California struggles to advance projects beyond litigation limbo and despite recent multi-megawatt gains, still remains short of 4GW.
Competing against solar
Solar's inroads in California — distributed and utility-scale — are attributable to falling prices, along with the fact that the sun shines when the state needs most of its power. Much of the state's best wind occurs overnight.
"Wind faces competition from solar in California," says Ryan Wiser, staff scientist at the US Department of Energy's Lawrence Berkeley National Laboratory. "That competition is real and it's serious."
Solar's competitive advantage has been recognised by Gary Hardke, president of California-based developer Cannon Power, a company that has designed major wind farms in Washington state and Mexico with the intention of exporting power to the lucrative California market. Cannon is currently developing a utility-scale California solar project, but no in-state wind.
"The X-factor is solar, which is crowding out wind as the renewable technology of choice," says Hardke. "Part of the reason is the way prices work in California. There's a base price, and then there's a time-of-day adjustment where a solar project is going to get about a 25% increase in price compared to a wind project."
Hardke also laments California's protracted permitting process, which typically involves half a dozen or more federal, state and local agencies. "You might have as many as ten or 15 outside consultants cranking on, not for two or two-and-a-half years but maybe for five years or more."
In addition, various anti-development groups exist solely to create slowdowns, according to John Calaway, director of wind development for California-based Pattern Energy. Pattern has been busy in its home state. It completed the Hatchet Ridge project last year and is expecting to build the 315MW Ocotillo project in 2012.
Any developer pursuing a substantial project on federal land in California expects to face legal action designed to derail the project, with suits typically aimed at governmental agencies, explains Calaway. "You're dealing with high probabilities of multiple suits on every single project," he says. "That in itself creates a lot of tension within agencies."
Anti-development groups know slowdowns can force project financing to unravel. "If somebody doesn't have the stomach for that, then they need to stay in Kansas or Texas," argues Calaway. Despite these disincentives, California's high energy prices - near $100/MWh versus $60/MWh or less in the Midwest — ensure a steady stream of developers pursuing projects.
Part of the solution to permitting obstacles may emerge from the Desert Renewable Energy Conservation Plan, a project focusing on more than 90,000 square kilometres of California desert. If completed by its 2012 target, the plan is expected to accelerate permitting for nearly 40GW of renewables potential in a vast area east of Los Angeles.
The zone, which includes wind-rich Kern County and the Tehachapi region, could become home to as much as 80% of the state's new wind, solar and other renewable-energy projects by 2050, according to CalWEA's Rader.

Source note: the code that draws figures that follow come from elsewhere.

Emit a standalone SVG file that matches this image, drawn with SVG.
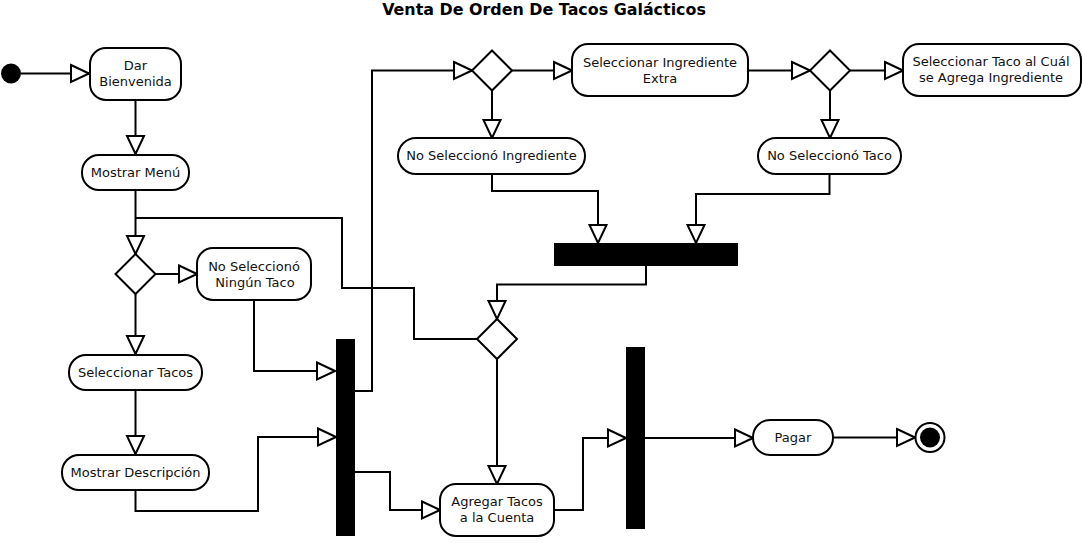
<svg xmlns="http://www.w3.org/2000/svg" width="1082" height="543" viewBox="0 0 1082 543">
<defs>
<style>
.n{fill:#fff;stroke:#000;stroke-width:2}
.b{fill:#000;stroke:none}
.t{font-family:"DejaVu Sans","Liberation Sans",sans-serif;font-size:13px;text-anchor:middle;fill:#111}
.title{font-family:"DejaVu Sans","Liberation Sans",sans-serif;font-size:15.9px;font-weight:bold;text-anchor:middle;fill:#000}
.c{fill:none;stroke:#000;stroke-width:2}
.a{marker-end:url(#arr)}
</style>
<marker id="arr" markerUnits="userSpaceOnUse" markerWidth="22" markerHeight="22" refX="18" refY="9" orient="auto" viewBox="-2 -2 22 22">
<path d="M0,0.5 L18,9 L0,17.5 Z" fill="#fff" stroke="#000" stroke-width="2"/>
</marker>
</defs>
<rect width="1082" height="543" fill="#fff"/>
<text class="title" x="544" y="15">Venta De Orden De Tacos Galácticos</text>

<g id="connectors">
<path class="c a" d="M21,73.5 H89"/>
<path class="c a" d="M135.5,100 V154"/>
<path class="c a" d="M135.5,190 V254"/>
<path class="c" d="M135.5,218 H342 V288 H414 V339 H477"/>
<path class="c a" d="M155,274 H197"/>
<path class="c a" d="M135.5,294 V354"/>
<path class="c a" d="M254,300 V371 H335"/>
<path class="c a" d="M135.5,390 V454"/>
<path class="c a" d="M135.5,490 V511 H258 V437 H336"/>
<path class="c a" d="M355,391 H372 V70.5 H472"/>
<path class="c a" d="M355,472 H390 V510 H440"/>
<path class="c a" d="M512,70.5 H572"/>
<path class="c a" d="M492,90.5 V138"/>
<path class="c a" d="M748,70.5 H810"/>
<path class="c a" d="M850,70.5 H903"/>
<path class="c a" d="M830,90.5 V138"/>
<path class="c a" d="M492,174 V191 H598 V243"/>
<path class="c a" d="M829.5,174 V194 H696 V243"/>
<path class="c a" d="M646,266 V284.5 H497 V319"/>
<path class="c a" d="M497,359 V484"/>
<path class="c a" d="M554,510 H583 V438 H626"/>
<path class="c a" d="M645,438 H753"/>
<path class="c a" d="M833,437.5 H915"/>
</g>

<g id="start"><circle cx="11" cy="73.5" r="10" fill="#000"/></g>
<g id="dar"><rect class="n" x="90" y="48" width="91" height="52" rx="16"/><text class="t" x="135.5" y="70">Dar</text><text class="t" x="135.5" y="86">Bienvenida</text></g>
<g id="menu"><rect class="n" x="82" y="155" width="107" height="35" rx="17"/><text class="t" x="135.5" y="177">Mostrar Menú</text></g>
<g id="d1"><polygon class="n" points="135.5,254 155.5,274 135.5,294 115.5,274"/></g>
<g id="noNingun"><rect class="n" x="197" y="248" width="114" height="52" rx="16"/><text class="t" x="254" y="271">No Seleccionó</text><text class="t" x="255" y="287">Ningún Taco</text></g>
<g id="selTacos"><rect class="n" x="69" y="355" width="133" height="35" rx="17"/><text class="t" x="135.5" y="377">Seleccionar Tacos</text></g>
<g id="mostrarDesc"><rect class="n" x="62" y="455" width="147" height="35" rx="17"/><text class="t" x="135.5" y="477">Mostrar Descripción</text></g>
<g id="fork1"><rect class="b" x="336" y="339" width="19" height="197"/></g>
<g id="d2"><polygon class="n" points="492,50.5 512,70.5 492,90.5 472,70.5"/></g>
<g id="selIng"><rect class="n" x="572" y="44" width="176" height="52" rx="16"/><text class="t" x="660" y="67">Seleccionar Ingrediente</text><text class="t" x="660" y="83">Extra</text></g>
<g id="d3"><polygon class="n" points="830,50.5 850,70.5 830,90.5 810,70.5"/></g>
<g id="selTaco"><rect class="n" x="903" y="44" width="178" height="52" rx="16"/><text class="t" x="991" y="66">Seleccionar Taco al Cuál</text><text class="t" x="991" y="82">se Agrega Ingrediente</text></g>
<g id="noIng"><rect class="n" x="398" y="138" width="187" height="36" rx="18"/><text class="t" x="491.5" y="160">No Seleccionó Ingrediente</text></g>
<g id="noTaco"><rect class="n" x="758" y="138" width="143" height="36" rx="18"/><text class="t" x="829.5" y="160">No Seleccionó Taco</text></g>
<g id="join"><rect class="b" x="554" y="243" width="184" height="23"/></g>
<g id="d4"><polygon class="n" points="497,319 517,339 497,359 477,339"/></g>
<g id="agregar"><rect class="n" x="440" y="484" width="114" height="52" rx="16"/><text class="t" x="497" y="506">Agregar Tacos</text><text class="t" x="497" y="522">a la Cuenta</text></g>
<g id="fork2"><rect class="b" x="626" y="347" width="19" height="182"/></g>
<g id="pagar"><rect class="n" x="753" y="420" width="80" height="35" rx="17"/><text class="t" x="793" y="442">Pagar</text></g>
<g id="final"><circle cx="930" cy="437.5" r="14.5" fill="#fff" stroke="#000" stroke-width="2"/><circle cx="930" cy="437.5" r="10" fill="#000"/></g>
</svg>
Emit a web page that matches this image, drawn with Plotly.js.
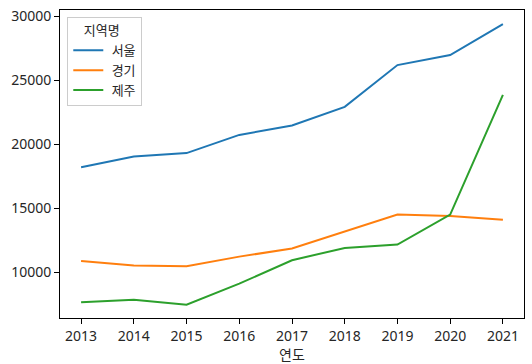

The purpose of the plan is to streamline permitting by limiting preconstruction surveys and levying up-front mitigation costs while addressing the concerns of various governmental and environmental stakeholders. "The question is how high they're going to set the bar and how high the fees are going to be," says Rader. "But we're fairly confident that, if this gets done, it will simplify permitting."
Three major transmission lines are also in the works. The Sunrise Powerlink, expected to be completed as soon as next year, will bring 1GW of power from near the Mexican border to San Diego. A Tehachapi project, which will include new and upgraded lines, should add 4.5GW of capacity by 2013. Finally, a third project, the Colorado River Devers Valley line, could add as much as 10GW of wires between the Arizona border and major California population centres before the end of the decade.
"It's assumed that all three of those projects will be completed," says Rich Ferguson, director of research at the California-based renewables organisation, the Center for Energy Efficiency and Renewable Technologies. "If they finish everything they've permitted, it would pretty much satisfy our transmission requirements."
Ferguson believes some of the new renewable energy will supplant fossil-fuel generation, freeing up even more transmission. "The new energy will displace energy we're getting now from gas," he says. "Although you might have to keep a bunch of that capacity around for reliability purposes and ancillary services and ramping."
Another factor in the mix is renewable energy generated in nearby states. Recent legislation has put significant caps on utilities' use of out-of-state renewable-energy credits. However, utilities have been granted unlimited use of actual imports of renewable energy generated in other states. Although some details remain unclear, new transmission upgrades between California and the state of Oregon should facilitate more imports from the windy Columbia River Gorge.
Another priority is repowering dozens of California's existing wind projects, many of the oldest in the nation. Some experts also insist that energy storage should be part of the solution to meeting the 33% target. Offshore wind development is unlikely in the near term due to the extreme ocean depths off California's coastline.
It is clear that wind is bound to share the 8GW pie with players from other sectors, including geothermal and biomass developers. Meanwhile, critics point out that the state is still short of meeting its 2010 mandate for 20% of electricity to be generated by renewable sources, even with the compliance period extended to 2013.
"The irony in California is we're so green that the permitting process is complicated," says Peter Asmus, author of several books on the California energy market.
Clearly, leaders of the state's understaffed and underfunded regulatory agencies have their work cut out as the clock ticks towards 2020.